Gee, a couple tons of steel propelled by a few hundred horses is dangerous. Who would have ever thought that!
This book was the beginning of the end of personal responsibility in this country.
No it's not. Every single Democrat who publicly espouses the "good Nader gone bad" does so with the purpose of goading him out of the race. There is nothing genuine in the sentiment; it is designed to inform Nader that he'll have a heroic place in Liberal history, if only he backs out.
I'm sure even the most ideologically blinded Democrat realizes that Nader is a complete lunatic. But if they say that (as Chait does here), it fuels Ralph's desire to gum up the works.
Not to say Nader's paranoia isn't justified. He could do everything the Dems asked and would still be eventually slaughtered in public.
You missed the thrust of the article. Nader does not have principles. He has ego, envy, hatred and a firm belief that the world revolves around him. And he will lie, cheat and back stab his own best friends in a heartbeat.
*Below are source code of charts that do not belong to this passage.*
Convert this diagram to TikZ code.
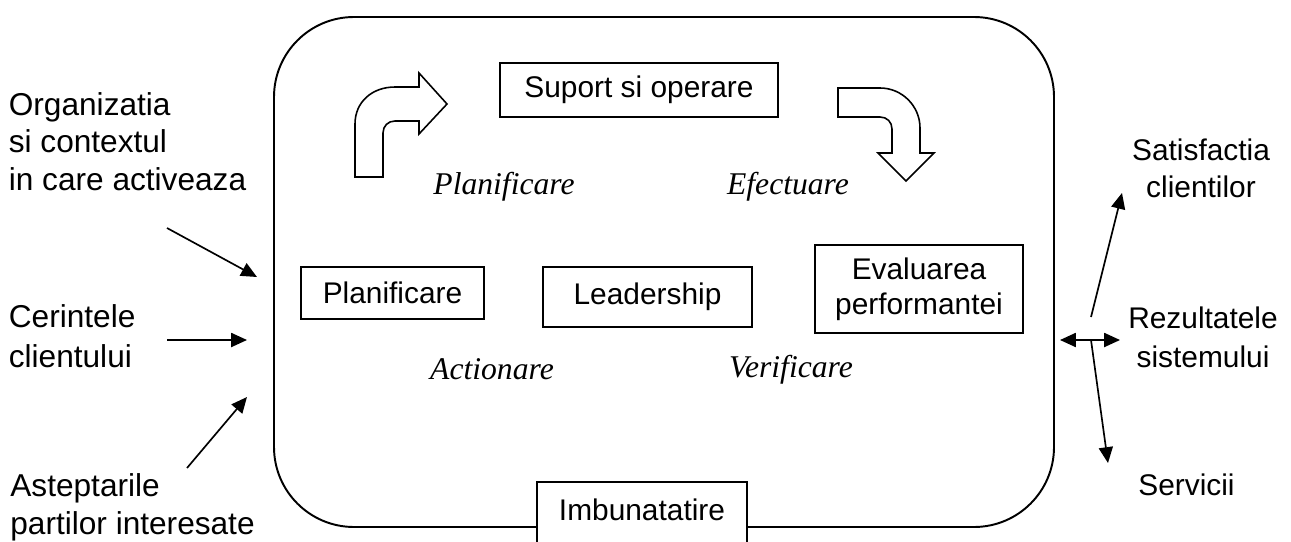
\documentclass[tikz,border=0pt]{standalone}
\usepackage{fontspec}
\setmainfont{Liberation Sans}
\newfontfamily\serifit{Liberation Serif}
\usetikzlibrary{arrows.meta}

\begin{document}
\begin{tikzpicture}[x=0.02cm,y=-0.02cm,
	txt/.style={inner sep=0pt,font=\fontsize{18}{21.3}\selectfont},
	lbl/.style={inner sep=0pt,font=\serifit\itshape\fontsize{18}{20}\selectfont},
	bloc/.style={draw,line width=1.1pt,fill=white,inner sep=0pt,align=center,font=\fontsize{17}{19.8}\selectfont},
	sag/.style={line width=0.95pt,-{Triangle[length=9pt,width=8pt]}},
	cot/.style={line width=0.9pt,line join=miter}]
	\useasboundingbox (0,0) rectangle (1291,541);

	% cadrul central
	\draw[line width=1.1pt,rounded corners=1.6cm] (274,17) rectangle (1054,527);

	\node[bloc,minimum width=5.56cm,minimum height=1.08cm] (sup) at (639,90) {Suport si operare};
	\node[bloc,minimum width=3.66cm,minimum height=1.04cm] (plan) at (392.5,293) {Planificare};
	\node[bloc,minimum width=4.18cm,minimum height=1.2cm] (lead) at (647.5,297) {Leadership};
	\node[bloc,minimum width=4.16cm,minimum height=1.76cm] (eval) at (919,289) {Evaluarea\\performantei};
	\node[bloc,anchor=north,minimum width=4.2cm,minimum height=1.3cm,text depth=6pt] (imb) at (642,481) {Imbunatatire};

	\node[lbl] (lplan) at (504,187) {Planificare};
	\node[lbl] (lefec) at (788,187) {Efectuare};
	\node[lbl] (lact) at (492,369) {Actionare};
	\node[lbl] (lver) at (791,370) {Verificare};

	% sagetile curbe
	\draw[cot] (355,177) -- (355,124) .. controls (355,102) and (372,87) .. (395,87)
		-- (419,87) -- (419,73) -- (447,104) -- (419,134) -- (419,121) -- (395,121)
		.. controls (388,121) and (383,126) .. (383,133) -- (383,177) -- cycle;
	\draw[cot] (838,88) -- (880,88) .. controls (902,88) and (920,106) .. (920,128)
		-- (920,153) -- (934,153) -- (906,181) -- (878,153) -- (892,153) -- (892,129)
		.. controls (892,122) and (887,117) .. (880,117) -- (838,117) -- cycle;

	% intrari
	\node[txt,align=left,anchor=base west] (org) at (8.5,190) {Organizatia\\si contextul\\in care activeaza};
	\node[txt,align=left,anchor=base west,font=\fontsize{18}{22.7}\selectfont] (cer) at (8.5,367) {Cerintele\\clientului};
	\node[txt,align=left,anchor=base west] (ast) at (10,534) {Asteptarile\\partilor interesate};

	\coordinate (a1) at (167,228);
	\coordinate (b1) at (257,277);
	\coordinate (a2) at (167,340);
	\coordinate (b2) at (247,340);
	\coordinate (a3) at (187,468);
	\coordinate (b3) at (247,397);
	\draw[sag] (a1) -- (b1);
	\draw[sag] (a2) -- (b2);
	\draw[sag] (a3) -- (b3);

	% iesiri
	\node[txt,align=center,anchor=base,font=\fontsize{17}{21}\selectfont] (sat) at (1201,197) {Satisfactia\\clientilor};
	\node[txt,align=center,anchor=base,font=\fontsize{17}{22}\selectfont] (rez) at (1203,367) {Rezultatele\\sistemului};
	\node[txt,anchor=base west,font=\fontsize{17}{21}\selectfont] (serv) at (1138,495) {Servicii};

	\coordinate (c1) at (1060,340);
	\coordinate (c2) at (1120,340);
	\coordinate (c3) at (1091,317);
	\coordinate (d3) at (1122,193);
	\coordinate (c4) at (1091,340);
	\coordinate (d4) at (1108,463);
	\draw[sag,{Triangle[length=9pt,width=8pt]}-{Triangle[length=9pt,width=8pt]}] (c1) -- (c2);
	\draw[sag] (c3) -- (d3);
	\draw[sag] (c4) -- (d4);
\end{tikzpicture}
\end{document}
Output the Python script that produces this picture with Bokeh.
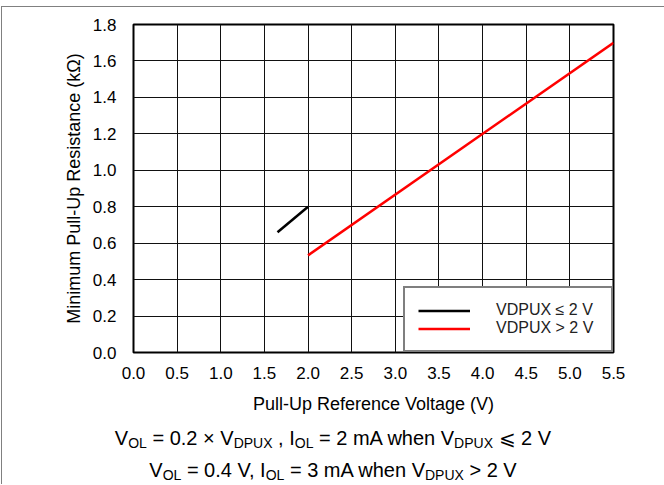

The article is right on. Some lefties do indeed have principles however misguided they are. Ralph Nader is not one of them. He is a complete nut job who is now a thorn in the side of the cynical people who used him for all these years. They deserve him.
This assertion neatly encapsulates Nader's style of thinking--the fevered conspiracy-mongering, the moral righteousness, and the laughably outsized role he assigns himself in world events.
This seems to apply to each and every of the feverishly anti-Bush partisans.